Nevermore

Falamos de um refrão, uma repetição para reforçar «Nunca mais» que o que passa não virá, anunciado pela asa negra do Corvo, que no fim de cada estrofe nos relembra que não se prolongue jamais a vã esperança. A vertigem sombria torna-se ainda aqui mais importante que uma narrativa moralista de intenção redentora na medida em que o puro objecto da linguagem não se encontra ao serviço de coisa nenhuma, escapando a todas as categorias, e apenas se centra na criação rítmica. Como conclusão, é tudo o que desejamos que a linguagem seja, um festim de boas ligações que concebam beleza e estranheza concertadas com um código de inspirador instante, que a temática sempre ensombra a qualidade dos textos podendo até suprimir a sua autonomia para se curvar a julgamentos redutores.

Um tal poema é tanto mais importante, agora, do que o foi sem dúvida no seu tempo, na medida em que desfizemos a linguagem num macerado volume de causas e efeitos que ditam a manifestação chamada realidade que não passa de exercício mórbido do nomear compondo as circunstâncias onde até a poesia, tomou para si, também tal suborno, retirando a capacidade do saber como marca da sua efabulação para ir sempre mais além. Sabemos, mesmo assim, onde andam as dores, e se amor existir, onde se encontra nos agrafos da melodia, que nestas coisas, amor ou desamor são apenas nomes que pouco nomeiam o fluxo da criatividade. – Podemos sim, criar realidade a partir do verbo, e quebrar realidades com o trabalho saído do seu génio, mas para isso, devemos estar livres para desempenhar funções que são invariavelmente difíceis.

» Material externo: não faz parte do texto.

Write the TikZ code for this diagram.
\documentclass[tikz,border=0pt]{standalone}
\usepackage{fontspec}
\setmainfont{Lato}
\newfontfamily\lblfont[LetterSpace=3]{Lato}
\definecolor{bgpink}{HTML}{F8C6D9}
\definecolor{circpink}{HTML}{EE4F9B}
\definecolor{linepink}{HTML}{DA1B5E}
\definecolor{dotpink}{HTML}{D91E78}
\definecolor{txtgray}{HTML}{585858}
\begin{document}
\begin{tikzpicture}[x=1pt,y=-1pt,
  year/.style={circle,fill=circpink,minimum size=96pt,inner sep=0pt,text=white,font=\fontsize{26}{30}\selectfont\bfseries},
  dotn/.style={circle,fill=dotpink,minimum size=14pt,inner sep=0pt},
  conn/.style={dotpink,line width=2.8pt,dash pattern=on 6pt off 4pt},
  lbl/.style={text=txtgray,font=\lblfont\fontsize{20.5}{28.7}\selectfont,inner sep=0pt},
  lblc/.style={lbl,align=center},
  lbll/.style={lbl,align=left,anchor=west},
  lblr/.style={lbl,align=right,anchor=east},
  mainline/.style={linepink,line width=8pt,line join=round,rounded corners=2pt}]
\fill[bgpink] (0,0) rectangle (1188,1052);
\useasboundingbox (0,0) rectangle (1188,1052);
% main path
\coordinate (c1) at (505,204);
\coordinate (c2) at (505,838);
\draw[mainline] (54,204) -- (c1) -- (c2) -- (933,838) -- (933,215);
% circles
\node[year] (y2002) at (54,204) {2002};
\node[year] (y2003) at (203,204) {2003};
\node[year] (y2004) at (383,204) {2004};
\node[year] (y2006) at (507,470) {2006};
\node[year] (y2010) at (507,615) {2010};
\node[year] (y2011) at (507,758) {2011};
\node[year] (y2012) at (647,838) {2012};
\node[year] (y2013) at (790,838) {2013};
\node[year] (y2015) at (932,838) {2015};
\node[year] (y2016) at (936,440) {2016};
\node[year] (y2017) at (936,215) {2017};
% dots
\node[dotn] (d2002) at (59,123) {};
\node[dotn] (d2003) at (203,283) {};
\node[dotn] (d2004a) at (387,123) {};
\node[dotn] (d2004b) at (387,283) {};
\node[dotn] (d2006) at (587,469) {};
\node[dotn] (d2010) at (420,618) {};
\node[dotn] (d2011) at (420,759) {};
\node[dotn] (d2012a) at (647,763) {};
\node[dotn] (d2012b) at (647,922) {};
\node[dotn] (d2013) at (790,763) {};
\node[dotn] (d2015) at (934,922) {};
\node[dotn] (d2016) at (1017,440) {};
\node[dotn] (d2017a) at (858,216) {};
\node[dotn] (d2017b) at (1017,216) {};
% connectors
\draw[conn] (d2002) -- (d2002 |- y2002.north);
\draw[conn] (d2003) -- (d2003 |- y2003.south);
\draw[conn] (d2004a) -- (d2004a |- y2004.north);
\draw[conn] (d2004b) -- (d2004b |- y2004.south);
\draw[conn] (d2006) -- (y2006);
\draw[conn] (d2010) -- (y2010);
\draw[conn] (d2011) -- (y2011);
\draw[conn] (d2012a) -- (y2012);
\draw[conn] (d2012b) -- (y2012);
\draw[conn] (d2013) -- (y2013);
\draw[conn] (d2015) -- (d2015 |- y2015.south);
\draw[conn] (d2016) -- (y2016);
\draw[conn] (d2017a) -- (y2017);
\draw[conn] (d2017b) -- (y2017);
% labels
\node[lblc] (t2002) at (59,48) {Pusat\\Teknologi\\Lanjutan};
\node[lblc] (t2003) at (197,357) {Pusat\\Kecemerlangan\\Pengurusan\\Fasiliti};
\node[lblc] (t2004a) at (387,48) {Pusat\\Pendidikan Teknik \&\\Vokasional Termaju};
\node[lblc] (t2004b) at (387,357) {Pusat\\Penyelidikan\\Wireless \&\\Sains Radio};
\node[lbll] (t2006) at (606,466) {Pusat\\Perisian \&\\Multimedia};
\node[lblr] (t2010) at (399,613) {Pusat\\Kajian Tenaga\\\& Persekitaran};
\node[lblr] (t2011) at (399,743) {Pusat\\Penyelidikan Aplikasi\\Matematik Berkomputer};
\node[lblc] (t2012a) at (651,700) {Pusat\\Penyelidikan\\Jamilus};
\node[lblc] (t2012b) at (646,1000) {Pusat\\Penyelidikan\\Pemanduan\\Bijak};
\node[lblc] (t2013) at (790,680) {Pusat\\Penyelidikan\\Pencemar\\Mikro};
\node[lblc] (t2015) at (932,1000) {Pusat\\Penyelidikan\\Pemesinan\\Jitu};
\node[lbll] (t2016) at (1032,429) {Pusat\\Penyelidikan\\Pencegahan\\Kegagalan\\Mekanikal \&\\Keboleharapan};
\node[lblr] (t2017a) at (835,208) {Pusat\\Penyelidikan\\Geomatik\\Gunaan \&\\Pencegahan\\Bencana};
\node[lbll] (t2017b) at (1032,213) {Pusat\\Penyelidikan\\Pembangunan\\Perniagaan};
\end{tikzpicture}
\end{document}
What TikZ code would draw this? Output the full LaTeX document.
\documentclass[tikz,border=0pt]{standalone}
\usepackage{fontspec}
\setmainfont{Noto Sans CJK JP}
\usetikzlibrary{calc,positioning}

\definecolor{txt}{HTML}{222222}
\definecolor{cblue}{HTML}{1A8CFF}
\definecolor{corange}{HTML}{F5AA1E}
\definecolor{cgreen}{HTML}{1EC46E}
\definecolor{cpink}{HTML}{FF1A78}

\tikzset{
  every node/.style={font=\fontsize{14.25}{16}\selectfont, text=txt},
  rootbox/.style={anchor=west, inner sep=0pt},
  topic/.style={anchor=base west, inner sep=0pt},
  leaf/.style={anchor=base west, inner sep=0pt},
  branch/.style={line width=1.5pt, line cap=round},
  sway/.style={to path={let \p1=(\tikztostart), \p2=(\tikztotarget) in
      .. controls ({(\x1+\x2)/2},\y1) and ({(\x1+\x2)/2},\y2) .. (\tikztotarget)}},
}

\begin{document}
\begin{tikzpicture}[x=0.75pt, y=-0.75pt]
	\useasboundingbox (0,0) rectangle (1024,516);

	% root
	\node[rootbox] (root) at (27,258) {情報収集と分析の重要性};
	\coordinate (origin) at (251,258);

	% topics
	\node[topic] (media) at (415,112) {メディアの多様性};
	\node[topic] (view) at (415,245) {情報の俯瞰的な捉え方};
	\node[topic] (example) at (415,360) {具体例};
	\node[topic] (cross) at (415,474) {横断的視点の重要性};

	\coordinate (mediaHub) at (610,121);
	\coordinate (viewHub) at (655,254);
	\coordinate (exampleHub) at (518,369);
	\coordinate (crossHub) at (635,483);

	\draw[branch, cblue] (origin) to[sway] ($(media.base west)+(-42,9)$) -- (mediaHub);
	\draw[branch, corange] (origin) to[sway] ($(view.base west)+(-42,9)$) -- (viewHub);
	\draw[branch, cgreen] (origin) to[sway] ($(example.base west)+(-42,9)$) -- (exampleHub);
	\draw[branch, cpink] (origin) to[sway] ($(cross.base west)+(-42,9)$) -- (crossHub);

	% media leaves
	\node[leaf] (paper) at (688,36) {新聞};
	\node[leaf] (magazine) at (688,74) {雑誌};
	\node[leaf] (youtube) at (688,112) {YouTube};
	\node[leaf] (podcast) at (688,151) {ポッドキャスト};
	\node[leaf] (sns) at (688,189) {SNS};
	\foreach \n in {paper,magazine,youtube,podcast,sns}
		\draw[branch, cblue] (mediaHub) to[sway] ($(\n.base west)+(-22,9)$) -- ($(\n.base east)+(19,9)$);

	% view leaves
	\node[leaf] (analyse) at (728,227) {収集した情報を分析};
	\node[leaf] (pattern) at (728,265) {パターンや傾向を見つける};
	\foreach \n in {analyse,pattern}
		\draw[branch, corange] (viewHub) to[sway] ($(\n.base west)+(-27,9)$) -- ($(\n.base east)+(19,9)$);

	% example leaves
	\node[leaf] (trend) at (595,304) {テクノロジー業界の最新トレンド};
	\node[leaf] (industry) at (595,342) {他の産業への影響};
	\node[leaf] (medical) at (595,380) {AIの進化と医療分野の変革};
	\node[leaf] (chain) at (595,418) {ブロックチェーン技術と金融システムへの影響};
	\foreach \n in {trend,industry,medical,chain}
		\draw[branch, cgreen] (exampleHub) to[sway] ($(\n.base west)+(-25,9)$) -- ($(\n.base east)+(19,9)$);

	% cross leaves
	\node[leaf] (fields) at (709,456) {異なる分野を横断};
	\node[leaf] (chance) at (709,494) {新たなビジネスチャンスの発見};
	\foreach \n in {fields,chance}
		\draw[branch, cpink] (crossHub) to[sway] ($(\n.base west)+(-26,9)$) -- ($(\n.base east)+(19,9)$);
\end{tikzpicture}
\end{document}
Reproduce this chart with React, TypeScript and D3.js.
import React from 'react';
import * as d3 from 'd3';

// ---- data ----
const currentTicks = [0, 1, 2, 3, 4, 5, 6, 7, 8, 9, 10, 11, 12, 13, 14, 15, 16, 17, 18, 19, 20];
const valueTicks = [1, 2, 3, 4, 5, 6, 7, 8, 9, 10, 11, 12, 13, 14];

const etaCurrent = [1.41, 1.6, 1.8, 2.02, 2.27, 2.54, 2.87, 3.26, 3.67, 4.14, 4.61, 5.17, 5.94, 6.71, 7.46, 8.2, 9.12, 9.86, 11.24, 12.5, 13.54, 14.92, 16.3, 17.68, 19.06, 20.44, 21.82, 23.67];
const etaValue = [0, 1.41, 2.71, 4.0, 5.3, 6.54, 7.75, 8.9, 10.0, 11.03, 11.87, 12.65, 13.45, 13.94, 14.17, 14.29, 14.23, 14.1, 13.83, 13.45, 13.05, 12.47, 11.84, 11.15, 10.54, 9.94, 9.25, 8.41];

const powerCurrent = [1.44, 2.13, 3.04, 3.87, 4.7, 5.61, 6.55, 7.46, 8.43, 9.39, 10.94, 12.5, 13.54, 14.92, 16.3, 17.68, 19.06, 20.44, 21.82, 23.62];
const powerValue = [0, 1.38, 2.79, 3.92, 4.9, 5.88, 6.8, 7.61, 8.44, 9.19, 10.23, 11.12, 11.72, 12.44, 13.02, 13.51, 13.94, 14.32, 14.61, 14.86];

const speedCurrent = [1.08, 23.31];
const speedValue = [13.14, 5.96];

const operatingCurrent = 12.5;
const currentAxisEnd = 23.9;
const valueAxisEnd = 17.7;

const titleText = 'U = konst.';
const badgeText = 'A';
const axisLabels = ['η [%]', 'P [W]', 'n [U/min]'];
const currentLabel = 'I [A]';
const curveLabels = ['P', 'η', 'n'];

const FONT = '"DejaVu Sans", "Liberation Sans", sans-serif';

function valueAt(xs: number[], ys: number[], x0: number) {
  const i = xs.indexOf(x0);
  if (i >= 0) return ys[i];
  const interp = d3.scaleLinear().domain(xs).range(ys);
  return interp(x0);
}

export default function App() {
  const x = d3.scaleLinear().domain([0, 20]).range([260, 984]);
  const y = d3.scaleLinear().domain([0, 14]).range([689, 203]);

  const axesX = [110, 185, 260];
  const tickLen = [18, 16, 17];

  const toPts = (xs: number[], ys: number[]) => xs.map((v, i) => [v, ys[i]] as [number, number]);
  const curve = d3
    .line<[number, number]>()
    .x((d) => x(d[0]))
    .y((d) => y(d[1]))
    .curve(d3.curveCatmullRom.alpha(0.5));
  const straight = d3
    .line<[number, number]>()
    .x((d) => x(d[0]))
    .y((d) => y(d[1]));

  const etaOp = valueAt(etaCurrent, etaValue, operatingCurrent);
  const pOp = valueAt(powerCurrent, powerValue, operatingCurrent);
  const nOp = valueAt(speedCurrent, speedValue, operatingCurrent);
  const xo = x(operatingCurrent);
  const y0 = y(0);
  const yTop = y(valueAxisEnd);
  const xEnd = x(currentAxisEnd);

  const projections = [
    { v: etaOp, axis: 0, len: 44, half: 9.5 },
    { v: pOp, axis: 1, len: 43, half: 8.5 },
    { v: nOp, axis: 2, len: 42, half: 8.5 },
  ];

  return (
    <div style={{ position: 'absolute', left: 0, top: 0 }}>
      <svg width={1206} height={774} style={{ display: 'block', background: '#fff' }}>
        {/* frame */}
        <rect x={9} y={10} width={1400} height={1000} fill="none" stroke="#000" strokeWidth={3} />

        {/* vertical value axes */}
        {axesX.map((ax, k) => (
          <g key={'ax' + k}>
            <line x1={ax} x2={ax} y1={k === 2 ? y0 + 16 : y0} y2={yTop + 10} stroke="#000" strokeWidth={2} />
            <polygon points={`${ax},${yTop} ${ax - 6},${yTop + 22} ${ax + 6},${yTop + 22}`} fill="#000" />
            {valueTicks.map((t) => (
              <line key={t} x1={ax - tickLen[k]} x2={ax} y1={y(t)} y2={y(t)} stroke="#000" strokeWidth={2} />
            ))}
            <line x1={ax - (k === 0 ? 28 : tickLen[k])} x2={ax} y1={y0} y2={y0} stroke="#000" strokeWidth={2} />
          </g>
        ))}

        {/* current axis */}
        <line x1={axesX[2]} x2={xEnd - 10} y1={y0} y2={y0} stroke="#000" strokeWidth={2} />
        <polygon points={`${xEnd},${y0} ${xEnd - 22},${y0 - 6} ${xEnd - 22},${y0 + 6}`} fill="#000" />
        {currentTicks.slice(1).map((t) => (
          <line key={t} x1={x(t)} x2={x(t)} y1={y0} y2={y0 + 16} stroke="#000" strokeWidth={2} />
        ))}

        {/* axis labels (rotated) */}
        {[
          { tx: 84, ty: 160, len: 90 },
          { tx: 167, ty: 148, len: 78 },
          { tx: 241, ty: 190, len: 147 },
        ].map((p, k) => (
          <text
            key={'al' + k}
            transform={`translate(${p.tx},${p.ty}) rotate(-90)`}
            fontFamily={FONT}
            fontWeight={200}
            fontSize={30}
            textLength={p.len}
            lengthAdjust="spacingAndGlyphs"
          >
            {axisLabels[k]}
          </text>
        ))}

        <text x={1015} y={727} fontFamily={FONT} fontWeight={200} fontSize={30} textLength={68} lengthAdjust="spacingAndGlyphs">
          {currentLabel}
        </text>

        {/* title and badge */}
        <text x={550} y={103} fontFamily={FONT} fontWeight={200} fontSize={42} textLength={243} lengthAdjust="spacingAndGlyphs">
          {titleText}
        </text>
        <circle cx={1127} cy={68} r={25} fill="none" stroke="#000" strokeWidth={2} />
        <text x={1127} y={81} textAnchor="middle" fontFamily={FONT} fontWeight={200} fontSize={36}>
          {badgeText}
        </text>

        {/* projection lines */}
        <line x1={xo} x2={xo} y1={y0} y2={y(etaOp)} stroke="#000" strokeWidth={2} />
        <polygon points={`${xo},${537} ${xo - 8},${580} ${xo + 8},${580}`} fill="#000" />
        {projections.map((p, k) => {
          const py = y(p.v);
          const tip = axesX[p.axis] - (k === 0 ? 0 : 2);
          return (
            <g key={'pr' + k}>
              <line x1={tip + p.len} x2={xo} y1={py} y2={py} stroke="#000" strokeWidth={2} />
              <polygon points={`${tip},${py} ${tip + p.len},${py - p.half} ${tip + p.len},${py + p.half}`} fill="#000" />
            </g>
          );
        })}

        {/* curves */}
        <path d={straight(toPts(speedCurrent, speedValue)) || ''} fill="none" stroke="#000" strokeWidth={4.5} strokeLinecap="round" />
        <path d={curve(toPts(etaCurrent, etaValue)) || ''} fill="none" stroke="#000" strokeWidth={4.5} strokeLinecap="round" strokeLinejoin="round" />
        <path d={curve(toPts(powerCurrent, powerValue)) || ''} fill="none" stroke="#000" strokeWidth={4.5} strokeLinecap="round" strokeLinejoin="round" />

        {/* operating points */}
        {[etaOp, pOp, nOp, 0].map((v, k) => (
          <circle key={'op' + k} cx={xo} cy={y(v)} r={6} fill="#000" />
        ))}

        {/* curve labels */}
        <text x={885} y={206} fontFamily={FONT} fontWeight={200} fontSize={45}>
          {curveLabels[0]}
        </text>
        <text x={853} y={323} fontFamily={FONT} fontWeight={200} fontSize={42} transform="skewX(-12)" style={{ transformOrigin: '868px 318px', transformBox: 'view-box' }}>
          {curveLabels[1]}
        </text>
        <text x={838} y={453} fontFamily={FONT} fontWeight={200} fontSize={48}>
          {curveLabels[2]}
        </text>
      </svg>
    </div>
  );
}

Este belo Corvo não jaz nas calçadas flutuantes da cidade, não transportou nenhum mártir, nem viu martírio algum em que continuasse moura: «nunca mais» poderia ser cristã a tempo inteiro como desejaram as gentes, este outro Corvo fala-nos mais da desintegração final a que preside o nada. E no entanto, o sofrido Poe, range a sua dor por ter perdido a jovem amada, que sabe não poder ver mais, pois que para diante nada mais se vê. Ele ensina a esvaziar o cálice da ilusão com batidas nocturnas na janela, e espera que reponhamos a lucidez para encararmos que tudo é «apenas isso e nada mais» continuamos com ele até o sono chegar como um desejo antigo e confundimo-lo com o vento, a asa, o sopro, a substância.

S. Vicente vem numa nau qual Creonte para um mito daqui saído «Encoberto», mas o Corvo de Poe não carrega tais excessos, nem se balança em ondas acompanhando o corpo morto, ele deflagra toda a quimera numa componente calma e rasura a esperança florentina numa actividade onde tudo o mais nos parece rebuscado. É um talismã que nos vem alertar para o esquecimento. E nem nunca se conseguiu coisa igual! Não queremos, é certo, só que não podemos com estas leis tão fortes que presidem às nossas causas, que num ritmo belo na linguagem circunscrita, ele se despede das superfícies por onde a nossa loucura mergulhou como num lago de Narciso.

Até a saudade está ausente, e não será matéria de opróbrio que um poema tão raro se desfaça de todas as coisas conhecidas como sentimento, pois o que fica para além dos sentidos continua tão poeticamente puro como o grau de emoção que todos pensam que não lhe preside. Estar em nenhures falando com as trevas infindas corre o risco de ser ainda a grande paz, que sossego não há na busca de muitas coisas, que tudo vem de um simples efeito multiplicado.

«Deixe minha solidão intacta! – saia do busto acima da minha porta! Tire o bico do meu coração e tire a forma da minha porta!» Tantas coisas ainda para retirar! – “Lembra apenas corpo o quanto foste amado” e não esperes que a alma de traga recompensas. – Que nunca ninguém amou, é certo, e permanecemos sem ver o desastre imenso desta consciência que se desfaz, Nevermore. Nós brilhámos e ficámos saciados, já nada produz mais vida, na desesperança alongamos a espera como os monges se levantam para orar na madrugada. Depois, o negro Corvo, interpela-nos e ficamos bem, seguimos para o esquecimento.

Ditar aquilo que a nomenclatura linguística ilustra como materialismo e coroá-la de beleza, faz necessitar outras formas de dizer, que ditas pelo pragmatismo, elas se tornam rudes para fazer o trabalho imenso do descolar da condição: não devemos ser bruscos nem grosseiros face à evidência de uma realidade terrível, saibamos escutar o nome, Nevermore, como uma libertação, e toda a propaganda sobre a morte como um dolo a que nunca deveríamos estar sujeitos.